Tectonic changes in the global system are forcing all countries to redefine their strategic outlooks and growth models. But while changes are affecting every country, the EU faces a far more serious challenge that could put its very existence at risk.
This is not the first time that the EU has found itself at a crossroads. Global crises tend to throw the bloc into an existential spiral that calls into question its priorities, structure and purpose. Whether Europe remains a major global player depends on its response to an unprecedented confluence of emergencies. The most prominent is undoubtedly the war in Ukraine, which has provided a stark reminder that the EU must develop its own security identity to defend its borders.
But other issues are equally pressing. The escalating rivalry between the US and China is redrawing the map of global power. As the world increasingly divides into competing blocs, Europe must decide whether to align itself entirely with the US or retain a modicum of policy autonomy. On climate change, the EU positioned itself as a global agenda-setter after the US withdrew from the Paris Agreement in 2020. But with the US fully recommitted to the climate fight and investing heavily in clean energy subsidies, Europe must redefine its stance. Will the bloc develop its own version of the Biden administration’s Inflation Reduction Act and embark on a subsidy race with the US and China? Or will it build on its own DNA and respond with trade and competition instruments? European leaders’ recent statements suggest they are leaning toward the former.
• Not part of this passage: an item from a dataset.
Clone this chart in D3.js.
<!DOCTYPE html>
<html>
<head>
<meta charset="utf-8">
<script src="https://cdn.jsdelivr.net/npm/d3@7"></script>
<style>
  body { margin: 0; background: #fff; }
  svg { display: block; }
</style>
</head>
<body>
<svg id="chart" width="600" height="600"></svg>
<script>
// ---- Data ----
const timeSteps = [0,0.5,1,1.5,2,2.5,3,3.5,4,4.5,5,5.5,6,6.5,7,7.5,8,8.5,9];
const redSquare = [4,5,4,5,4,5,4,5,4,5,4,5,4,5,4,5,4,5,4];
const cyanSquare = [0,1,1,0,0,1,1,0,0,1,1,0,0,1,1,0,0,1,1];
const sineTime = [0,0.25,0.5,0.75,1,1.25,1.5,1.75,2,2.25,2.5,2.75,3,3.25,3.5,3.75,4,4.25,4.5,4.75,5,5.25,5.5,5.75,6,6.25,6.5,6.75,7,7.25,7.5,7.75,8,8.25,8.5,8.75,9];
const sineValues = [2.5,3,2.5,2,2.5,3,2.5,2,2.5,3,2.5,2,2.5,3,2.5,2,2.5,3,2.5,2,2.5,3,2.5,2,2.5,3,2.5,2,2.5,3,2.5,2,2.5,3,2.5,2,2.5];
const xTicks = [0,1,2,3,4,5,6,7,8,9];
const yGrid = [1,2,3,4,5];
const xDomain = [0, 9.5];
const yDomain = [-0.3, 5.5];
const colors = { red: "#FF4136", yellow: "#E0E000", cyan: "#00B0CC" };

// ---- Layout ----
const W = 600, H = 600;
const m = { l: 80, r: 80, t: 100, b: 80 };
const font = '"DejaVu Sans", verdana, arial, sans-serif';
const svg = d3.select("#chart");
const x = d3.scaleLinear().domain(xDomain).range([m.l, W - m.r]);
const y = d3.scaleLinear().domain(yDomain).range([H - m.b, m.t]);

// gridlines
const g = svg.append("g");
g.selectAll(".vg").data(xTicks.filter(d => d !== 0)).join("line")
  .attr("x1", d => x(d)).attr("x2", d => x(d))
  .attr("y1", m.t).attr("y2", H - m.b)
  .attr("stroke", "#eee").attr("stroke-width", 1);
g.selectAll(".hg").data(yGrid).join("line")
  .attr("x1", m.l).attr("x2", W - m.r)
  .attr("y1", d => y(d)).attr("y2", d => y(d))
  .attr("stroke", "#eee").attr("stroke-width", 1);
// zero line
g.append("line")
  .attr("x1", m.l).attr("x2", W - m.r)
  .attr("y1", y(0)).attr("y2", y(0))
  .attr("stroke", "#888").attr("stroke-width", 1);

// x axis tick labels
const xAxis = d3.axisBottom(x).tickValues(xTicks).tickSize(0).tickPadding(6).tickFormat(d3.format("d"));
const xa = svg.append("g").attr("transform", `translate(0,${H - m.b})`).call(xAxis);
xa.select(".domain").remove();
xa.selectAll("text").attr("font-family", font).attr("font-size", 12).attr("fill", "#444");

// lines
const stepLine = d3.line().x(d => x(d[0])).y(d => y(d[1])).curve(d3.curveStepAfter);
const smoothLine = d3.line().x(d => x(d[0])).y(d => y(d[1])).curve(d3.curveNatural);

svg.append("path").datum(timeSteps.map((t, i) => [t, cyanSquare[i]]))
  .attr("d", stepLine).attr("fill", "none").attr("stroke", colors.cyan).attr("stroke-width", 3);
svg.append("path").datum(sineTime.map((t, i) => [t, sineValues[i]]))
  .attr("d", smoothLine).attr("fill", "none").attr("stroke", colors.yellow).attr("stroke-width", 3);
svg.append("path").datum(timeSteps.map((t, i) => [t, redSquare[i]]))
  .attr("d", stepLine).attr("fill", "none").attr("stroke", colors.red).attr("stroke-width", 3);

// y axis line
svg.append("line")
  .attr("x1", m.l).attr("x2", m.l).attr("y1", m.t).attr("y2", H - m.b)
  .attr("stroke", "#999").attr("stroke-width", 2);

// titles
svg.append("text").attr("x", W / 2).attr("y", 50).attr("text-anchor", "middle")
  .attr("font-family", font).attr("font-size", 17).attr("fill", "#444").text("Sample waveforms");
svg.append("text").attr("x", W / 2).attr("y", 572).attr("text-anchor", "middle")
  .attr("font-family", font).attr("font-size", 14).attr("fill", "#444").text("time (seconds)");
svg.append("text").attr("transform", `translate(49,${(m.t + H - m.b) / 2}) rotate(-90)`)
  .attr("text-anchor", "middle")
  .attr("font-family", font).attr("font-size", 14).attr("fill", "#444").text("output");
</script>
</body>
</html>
Either way, they must decide in a timely fashion.
Europe has reinvented itself twice before, and this inflection point is significant enough to call for a third reinvention. In the mid-1980s, as stagnant growth and high unemployment led economists and political scientists (particularly on the American right) to coin the term “eurosclerosis,” then-European Commission President Jacques Delors began drawing up plans for an economically integrated continent. Those plans became the single market program and laid the groundwork for the creation of the eurozone. Globalization proved to be another turning point. In the early 2000s, the UK Chancellor of the Exchequer Gordon Brown questioned the wisdom of pursuing European integration when the whole world was already rapidly integrating. As Russia and China had entered the global economy and joined the International Monetary Fund and World Trade Organization, regional integration seemed passe.
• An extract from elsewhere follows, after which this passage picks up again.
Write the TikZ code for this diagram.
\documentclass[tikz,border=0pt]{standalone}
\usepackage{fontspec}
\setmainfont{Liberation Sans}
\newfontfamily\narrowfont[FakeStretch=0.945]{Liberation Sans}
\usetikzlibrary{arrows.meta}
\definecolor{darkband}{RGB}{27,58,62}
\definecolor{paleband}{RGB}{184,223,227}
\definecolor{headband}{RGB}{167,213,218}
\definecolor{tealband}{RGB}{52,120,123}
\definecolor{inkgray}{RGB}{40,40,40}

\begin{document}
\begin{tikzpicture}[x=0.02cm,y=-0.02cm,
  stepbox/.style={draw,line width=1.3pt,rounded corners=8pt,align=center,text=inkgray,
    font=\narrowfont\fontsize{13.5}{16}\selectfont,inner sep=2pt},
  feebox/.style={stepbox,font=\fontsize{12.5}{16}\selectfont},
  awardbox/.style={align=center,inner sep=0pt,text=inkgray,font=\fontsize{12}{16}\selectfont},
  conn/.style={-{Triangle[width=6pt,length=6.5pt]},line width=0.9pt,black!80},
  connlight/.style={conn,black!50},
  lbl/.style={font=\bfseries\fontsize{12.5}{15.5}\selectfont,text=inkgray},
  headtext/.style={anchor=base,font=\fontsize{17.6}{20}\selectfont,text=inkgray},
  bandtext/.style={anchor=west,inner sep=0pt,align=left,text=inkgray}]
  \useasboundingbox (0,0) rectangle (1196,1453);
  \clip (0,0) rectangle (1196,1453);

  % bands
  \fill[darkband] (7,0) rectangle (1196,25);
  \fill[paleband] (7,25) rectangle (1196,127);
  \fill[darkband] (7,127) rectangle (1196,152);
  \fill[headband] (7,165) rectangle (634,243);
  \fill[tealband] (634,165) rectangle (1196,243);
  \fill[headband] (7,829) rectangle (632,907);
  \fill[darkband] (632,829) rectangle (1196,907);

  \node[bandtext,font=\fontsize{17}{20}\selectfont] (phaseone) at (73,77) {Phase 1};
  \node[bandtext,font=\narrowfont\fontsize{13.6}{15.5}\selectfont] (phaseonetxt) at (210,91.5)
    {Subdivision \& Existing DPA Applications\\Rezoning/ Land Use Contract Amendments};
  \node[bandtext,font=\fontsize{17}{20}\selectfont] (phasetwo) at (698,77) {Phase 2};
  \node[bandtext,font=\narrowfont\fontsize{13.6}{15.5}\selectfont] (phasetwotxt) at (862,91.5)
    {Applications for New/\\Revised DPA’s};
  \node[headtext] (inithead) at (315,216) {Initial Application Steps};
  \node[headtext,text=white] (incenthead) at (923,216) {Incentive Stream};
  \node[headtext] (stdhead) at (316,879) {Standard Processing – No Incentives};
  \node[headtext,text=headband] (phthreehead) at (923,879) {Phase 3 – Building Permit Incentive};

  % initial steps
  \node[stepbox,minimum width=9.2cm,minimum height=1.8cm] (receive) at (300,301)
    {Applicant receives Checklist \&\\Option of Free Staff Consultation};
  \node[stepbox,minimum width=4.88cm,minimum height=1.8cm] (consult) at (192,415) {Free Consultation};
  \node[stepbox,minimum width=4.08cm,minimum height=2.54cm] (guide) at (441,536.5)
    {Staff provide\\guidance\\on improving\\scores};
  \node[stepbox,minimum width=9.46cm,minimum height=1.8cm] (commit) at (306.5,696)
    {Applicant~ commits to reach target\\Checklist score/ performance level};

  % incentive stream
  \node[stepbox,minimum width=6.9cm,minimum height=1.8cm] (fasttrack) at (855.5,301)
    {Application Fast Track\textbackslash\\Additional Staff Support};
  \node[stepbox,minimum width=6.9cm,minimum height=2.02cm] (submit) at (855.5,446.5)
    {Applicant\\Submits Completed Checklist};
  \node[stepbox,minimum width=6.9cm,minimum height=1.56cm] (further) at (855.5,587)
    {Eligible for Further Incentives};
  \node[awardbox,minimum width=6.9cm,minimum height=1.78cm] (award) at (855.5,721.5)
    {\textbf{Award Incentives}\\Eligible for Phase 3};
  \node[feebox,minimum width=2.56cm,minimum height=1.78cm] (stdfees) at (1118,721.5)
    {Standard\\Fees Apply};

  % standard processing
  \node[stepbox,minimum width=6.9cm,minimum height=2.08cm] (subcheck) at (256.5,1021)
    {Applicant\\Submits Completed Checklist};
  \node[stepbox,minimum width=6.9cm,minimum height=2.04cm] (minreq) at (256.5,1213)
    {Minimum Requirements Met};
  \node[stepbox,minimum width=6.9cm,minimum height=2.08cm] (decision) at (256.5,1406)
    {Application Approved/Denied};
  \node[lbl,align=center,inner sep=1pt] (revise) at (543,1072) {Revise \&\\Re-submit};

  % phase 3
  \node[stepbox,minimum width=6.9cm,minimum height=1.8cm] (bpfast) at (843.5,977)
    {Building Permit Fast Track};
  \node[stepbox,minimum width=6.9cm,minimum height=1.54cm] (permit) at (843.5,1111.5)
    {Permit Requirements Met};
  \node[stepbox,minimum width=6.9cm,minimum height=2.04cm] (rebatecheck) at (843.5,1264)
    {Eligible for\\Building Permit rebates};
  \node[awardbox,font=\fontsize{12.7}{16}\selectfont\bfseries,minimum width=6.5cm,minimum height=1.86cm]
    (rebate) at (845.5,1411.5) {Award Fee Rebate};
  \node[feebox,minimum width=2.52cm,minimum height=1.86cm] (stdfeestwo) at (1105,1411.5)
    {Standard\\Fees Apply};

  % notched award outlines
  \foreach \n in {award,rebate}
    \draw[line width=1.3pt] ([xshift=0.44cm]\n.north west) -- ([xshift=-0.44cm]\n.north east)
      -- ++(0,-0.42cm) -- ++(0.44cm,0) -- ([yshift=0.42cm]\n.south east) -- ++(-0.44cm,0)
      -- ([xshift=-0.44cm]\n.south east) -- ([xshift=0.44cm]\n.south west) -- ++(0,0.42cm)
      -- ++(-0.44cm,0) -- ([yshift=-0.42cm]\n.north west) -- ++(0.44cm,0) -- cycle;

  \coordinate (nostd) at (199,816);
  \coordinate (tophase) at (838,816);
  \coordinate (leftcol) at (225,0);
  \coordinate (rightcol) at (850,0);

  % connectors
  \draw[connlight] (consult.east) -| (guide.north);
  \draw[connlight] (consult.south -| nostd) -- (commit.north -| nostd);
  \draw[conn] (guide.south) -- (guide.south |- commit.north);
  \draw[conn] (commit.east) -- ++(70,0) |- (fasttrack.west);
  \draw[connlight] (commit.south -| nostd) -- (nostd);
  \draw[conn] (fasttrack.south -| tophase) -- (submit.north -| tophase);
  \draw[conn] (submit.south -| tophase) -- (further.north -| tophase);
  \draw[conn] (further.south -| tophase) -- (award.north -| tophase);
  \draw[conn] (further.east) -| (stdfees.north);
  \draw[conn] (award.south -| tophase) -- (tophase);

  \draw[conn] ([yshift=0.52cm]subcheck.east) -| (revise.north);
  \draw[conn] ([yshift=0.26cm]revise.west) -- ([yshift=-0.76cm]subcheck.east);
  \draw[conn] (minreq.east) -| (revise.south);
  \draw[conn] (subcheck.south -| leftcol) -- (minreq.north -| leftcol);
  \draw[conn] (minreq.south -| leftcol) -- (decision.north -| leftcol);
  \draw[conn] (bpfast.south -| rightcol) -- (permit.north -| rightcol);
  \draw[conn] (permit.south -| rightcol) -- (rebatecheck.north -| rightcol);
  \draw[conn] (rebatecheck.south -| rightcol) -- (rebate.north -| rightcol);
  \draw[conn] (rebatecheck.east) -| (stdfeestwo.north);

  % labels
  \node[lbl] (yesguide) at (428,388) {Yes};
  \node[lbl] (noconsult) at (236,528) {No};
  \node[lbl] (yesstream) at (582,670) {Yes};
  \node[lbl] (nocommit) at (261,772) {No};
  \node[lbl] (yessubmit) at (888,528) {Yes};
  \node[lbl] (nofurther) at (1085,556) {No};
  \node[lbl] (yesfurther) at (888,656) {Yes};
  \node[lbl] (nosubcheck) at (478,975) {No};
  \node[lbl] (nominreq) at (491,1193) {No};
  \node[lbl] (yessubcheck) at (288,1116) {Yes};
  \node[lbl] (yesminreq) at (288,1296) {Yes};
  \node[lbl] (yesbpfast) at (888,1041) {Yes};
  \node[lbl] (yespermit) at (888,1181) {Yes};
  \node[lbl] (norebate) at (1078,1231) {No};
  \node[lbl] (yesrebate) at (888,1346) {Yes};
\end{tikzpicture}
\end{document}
The EU’s response to Brown’s challenge was to reinvent itself as a shaper of global standards. Over the past 20 years, European policymakers have taken a leading role in designing the rules-based international order, exporting regulatory standards for accounting, safety, privacy and consumer protection. As The Wall Street Journal put it, the EU became “the world’s regulator,” using its rulemaking as a form of soft power. But this type of soft power works only in a world governed by rules. Harvard’s Joseph S. Nye Jr., who introduced the concept in the late 1980s, explained that the difference between hard and soft power is that the former is fungible – meaning transferable from sphere to sphere – whereas the latter is not. In other words, military power can help countries gain economic power and vice versa, but regulatory strength does not translate into military or even economic clout.
That is why the EU must reinvent itself again. In a world where autocrats and their supporters increasingly flout the rules that govern the Western-dominated liberal order, the EU can no longer rely on rules-setting to pursue its strategic goals. It needs a new purpose and identity. To this end, Marco Buti and Marcello Messori have come up with a framework that attempts to reconcile the EU’s domestic and foreign policy agendas. The EU, they argue, should build on its comparative advantages and focus on delivering European public goods. This concept makes a lot of sense. It is broad enough to apply to defense, security, energy and climate action. It is also compatible with the EU’s subsidiarity principle, which holds that decisions should be made by member states whenever sufficient to reach common objectives. It would enable policymakers to switch from centralized tools to local initiatives when needed and could serve as a practical yardstick for deciding what counts as excessive centralization of power. Moreover, citizens could easily understand why some actions fall within the EU’s jurisdiction, while others remain the responsibility of member states.
But even if it adopted this framework, the EU would still have some difficult choices to make. The reason why the EU lacks a common defense policy is not that member states fail to see that they would be better off acting together; it is that they do not trust each other and distrust the EU’s institutions even more. Similarly, European countries recognize that a common energy policy is in their collective interest; the reason they have failed to agree on one is that their national priorities differ widely. The EU’s recent spree of emergency borrowing to mitigate the impact of the COVID-19 pandemic offers important insights into the current state of European integration. Instead of being directed toward common initiatives, most of the money that was raised through the emergency program was transferred to individual member states. On balance, the subsidiarity principle would seem to favor endorsing the European public goods approach. But European countries must overcome individual reservations and learn to work together. The road toward a new European model may be mapped out, but it will be long and difficult.